* **PROBLEM**
Drop every picture. Then return, exactly, the lines from the beginning of the listing below through the one containing "import * as".

-- Start of DATASET CONTENT --

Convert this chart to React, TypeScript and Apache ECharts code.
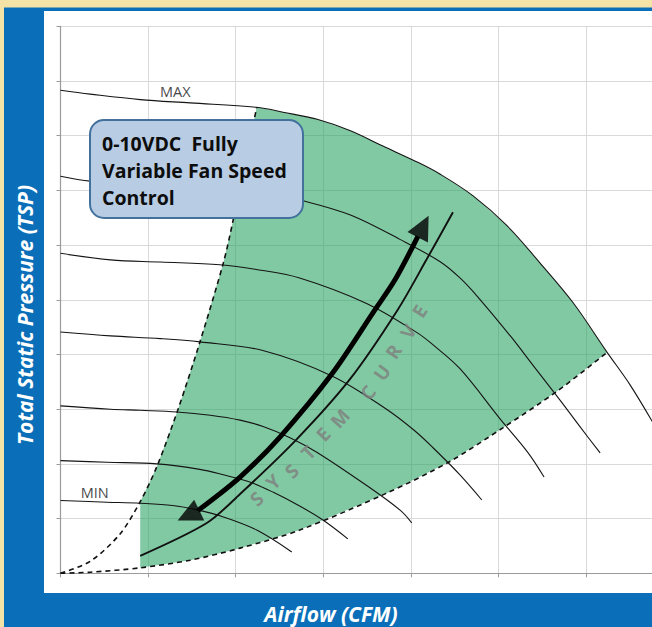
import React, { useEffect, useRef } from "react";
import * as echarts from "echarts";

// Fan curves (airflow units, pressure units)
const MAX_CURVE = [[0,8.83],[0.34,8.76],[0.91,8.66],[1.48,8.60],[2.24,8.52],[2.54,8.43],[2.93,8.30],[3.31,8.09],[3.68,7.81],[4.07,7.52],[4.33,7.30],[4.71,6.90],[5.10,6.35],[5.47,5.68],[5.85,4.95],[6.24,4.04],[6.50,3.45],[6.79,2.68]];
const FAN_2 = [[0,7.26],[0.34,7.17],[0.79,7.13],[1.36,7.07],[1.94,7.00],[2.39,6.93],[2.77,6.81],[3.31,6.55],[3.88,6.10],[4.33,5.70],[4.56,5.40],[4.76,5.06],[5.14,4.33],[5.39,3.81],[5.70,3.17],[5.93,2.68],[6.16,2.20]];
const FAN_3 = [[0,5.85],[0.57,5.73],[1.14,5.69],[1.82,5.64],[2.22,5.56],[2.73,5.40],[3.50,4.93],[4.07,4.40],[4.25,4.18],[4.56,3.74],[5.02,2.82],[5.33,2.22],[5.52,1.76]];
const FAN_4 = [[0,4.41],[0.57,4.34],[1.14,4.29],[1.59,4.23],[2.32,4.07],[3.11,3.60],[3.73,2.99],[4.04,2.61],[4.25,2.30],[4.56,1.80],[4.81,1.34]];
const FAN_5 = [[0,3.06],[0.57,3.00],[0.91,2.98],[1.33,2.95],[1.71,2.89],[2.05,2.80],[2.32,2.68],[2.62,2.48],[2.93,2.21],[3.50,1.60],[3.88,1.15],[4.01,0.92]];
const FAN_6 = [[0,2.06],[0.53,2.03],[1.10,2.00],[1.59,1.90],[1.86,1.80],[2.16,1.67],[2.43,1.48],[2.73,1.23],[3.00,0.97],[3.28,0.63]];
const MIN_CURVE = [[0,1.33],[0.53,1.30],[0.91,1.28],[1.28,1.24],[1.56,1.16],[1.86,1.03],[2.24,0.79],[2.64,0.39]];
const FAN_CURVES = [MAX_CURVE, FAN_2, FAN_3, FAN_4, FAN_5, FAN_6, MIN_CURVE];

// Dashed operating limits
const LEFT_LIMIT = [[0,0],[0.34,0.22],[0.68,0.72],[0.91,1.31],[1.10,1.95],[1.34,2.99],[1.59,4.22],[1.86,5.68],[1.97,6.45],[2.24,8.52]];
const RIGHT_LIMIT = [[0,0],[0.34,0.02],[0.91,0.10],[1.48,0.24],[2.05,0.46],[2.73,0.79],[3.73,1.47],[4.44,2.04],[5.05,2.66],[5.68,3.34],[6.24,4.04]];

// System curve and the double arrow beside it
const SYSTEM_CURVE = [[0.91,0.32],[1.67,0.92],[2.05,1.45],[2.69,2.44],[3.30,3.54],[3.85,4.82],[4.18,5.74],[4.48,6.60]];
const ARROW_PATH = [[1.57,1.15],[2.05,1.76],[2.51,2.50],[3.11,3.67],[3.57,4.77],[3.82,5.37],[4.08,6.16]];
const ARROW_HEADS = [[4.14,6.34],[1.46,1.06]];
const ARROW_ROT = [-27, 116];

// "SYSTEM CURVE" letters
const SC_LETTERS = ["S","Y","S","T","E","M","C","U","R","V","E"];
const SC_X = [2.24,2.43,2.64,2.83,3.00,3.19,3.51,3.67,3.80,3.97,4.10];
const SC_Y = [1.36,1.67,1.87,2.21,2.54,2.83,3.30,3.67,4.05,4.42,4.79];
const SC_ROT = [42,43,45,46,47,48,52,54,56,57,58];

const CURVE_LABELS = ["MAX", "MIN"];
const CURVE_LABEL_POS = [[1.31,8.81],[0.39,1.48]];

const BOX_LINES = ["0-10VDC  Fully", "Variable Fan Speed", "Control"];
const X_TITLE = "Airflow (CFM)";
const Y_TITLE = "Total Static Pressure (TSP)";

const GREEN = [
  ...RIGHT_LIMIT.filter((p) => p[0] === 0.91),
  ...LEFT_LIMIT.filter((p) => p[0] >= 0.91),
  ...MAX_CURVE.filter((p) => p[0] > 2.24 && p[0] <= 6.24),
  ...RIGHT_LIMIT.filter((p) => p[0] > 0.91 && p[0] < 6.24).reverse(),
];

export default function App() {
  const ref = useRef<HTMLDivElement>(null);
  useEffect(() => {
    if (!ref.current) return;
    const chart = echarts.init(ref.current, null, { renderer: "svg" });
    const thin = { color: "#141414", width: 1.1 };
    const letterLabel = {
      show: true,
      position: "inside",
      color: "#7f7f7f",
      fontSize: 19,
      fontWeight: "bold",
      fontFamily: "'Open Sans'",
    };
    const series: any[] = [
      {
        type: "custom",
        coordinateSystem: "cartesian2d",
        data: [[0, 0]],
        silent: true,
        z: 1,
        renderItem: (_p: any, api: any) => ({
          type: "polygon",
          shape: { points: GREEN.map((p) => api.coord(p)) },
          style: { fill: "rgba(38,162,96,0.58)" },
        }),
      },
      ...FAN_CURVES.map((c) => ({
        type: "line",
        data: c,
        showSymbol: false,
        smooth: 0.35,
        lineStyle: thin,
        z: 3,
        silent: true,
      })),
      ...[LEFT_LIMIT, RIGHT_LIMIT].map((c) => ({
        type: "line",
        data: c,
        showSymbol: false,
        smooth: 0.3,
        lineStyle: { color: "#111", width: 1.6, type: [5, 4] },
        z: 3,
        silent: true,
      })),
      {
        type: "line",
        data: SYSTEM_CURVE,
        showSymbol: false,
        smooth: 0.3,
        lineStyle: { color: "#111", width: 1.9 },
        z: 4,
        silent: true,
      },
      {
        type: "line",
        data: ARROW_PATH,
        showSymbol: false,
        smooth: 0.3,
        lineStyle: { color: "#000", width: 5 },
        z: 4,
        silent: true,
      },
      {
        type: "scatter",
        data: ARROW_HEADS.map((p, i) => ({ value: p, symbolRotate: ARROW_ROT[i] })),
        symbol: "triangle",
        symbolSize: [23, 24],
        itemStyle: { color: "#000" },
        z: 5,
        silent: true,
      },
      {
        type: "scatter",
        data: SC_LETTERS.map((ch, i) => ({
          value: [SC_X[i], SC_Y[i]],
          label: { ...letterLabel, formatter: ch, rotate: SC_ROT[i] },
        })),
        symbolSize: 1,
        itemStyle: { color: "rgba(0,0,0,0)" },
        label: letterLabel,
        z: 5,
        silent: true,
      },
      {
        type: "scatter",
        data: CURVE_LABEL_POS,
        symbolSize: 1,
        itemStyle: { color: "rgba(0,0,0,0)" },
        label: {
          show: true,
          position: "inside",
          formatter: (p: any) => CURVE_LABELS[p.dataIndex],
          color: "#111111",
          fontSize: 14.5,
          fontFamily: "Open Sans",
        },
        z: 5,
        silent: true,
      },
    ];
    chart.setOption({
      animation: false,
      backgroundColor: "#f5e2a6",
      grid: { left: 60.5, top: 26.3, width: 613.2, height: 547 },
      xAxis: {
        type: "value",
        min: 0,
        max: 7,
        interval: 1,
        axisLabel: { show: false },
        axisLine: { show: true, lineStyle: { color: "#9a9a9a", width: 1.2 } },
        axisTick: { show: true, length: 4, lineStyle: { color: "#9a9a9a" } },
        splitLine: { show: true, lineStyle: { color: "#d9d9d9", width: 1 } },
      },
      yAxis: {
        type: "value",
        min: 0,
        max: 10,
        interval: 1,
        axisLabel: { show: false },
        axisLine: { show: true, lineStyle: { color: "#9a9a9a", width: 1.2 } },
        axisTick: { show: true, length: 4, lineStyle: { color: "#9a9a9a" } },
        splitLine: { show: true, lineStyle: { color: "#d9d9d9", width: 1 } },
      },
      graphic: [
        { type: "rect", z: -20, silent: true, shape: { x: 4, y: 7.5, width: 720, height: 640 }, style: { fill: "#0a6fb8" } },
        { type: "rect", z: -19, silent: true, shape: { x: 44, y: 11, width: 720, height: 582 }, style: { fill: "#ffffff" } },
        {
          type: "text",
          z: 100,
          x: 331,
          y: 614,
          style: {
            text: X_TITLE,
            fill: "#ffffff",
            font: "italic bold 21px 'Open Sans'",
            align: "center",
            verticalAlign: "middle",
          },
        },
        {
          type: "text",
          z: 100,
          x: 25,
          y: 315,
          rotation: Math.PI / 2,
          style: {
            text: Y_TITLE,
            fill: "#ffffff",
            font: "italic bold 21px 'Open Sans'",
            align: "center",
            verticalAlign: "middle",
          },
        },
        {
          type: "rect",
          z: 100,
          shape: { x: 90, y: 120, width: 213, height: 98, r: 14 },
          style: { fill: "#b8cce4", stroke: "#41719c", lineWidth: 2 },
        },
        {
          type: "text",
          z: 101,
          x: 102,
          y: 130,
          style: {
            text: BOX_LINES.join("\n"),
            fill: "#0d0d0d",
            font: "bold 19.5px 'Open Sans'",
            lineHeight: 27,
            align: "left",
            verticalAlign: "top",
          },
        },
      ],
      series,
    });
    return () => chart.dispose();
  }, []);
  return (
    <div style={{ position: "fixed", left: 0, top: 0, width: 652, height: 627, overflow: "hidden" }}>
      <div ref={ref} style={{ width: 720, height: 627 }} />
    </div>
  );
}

-- End of DATASET CONTENT --

* **FINAL ANSWER**
Convert this chart to React, TypeScript and Apache ECharts code.
import React, { useEffect, useRef } from "react";
import * as echarts from "echarts";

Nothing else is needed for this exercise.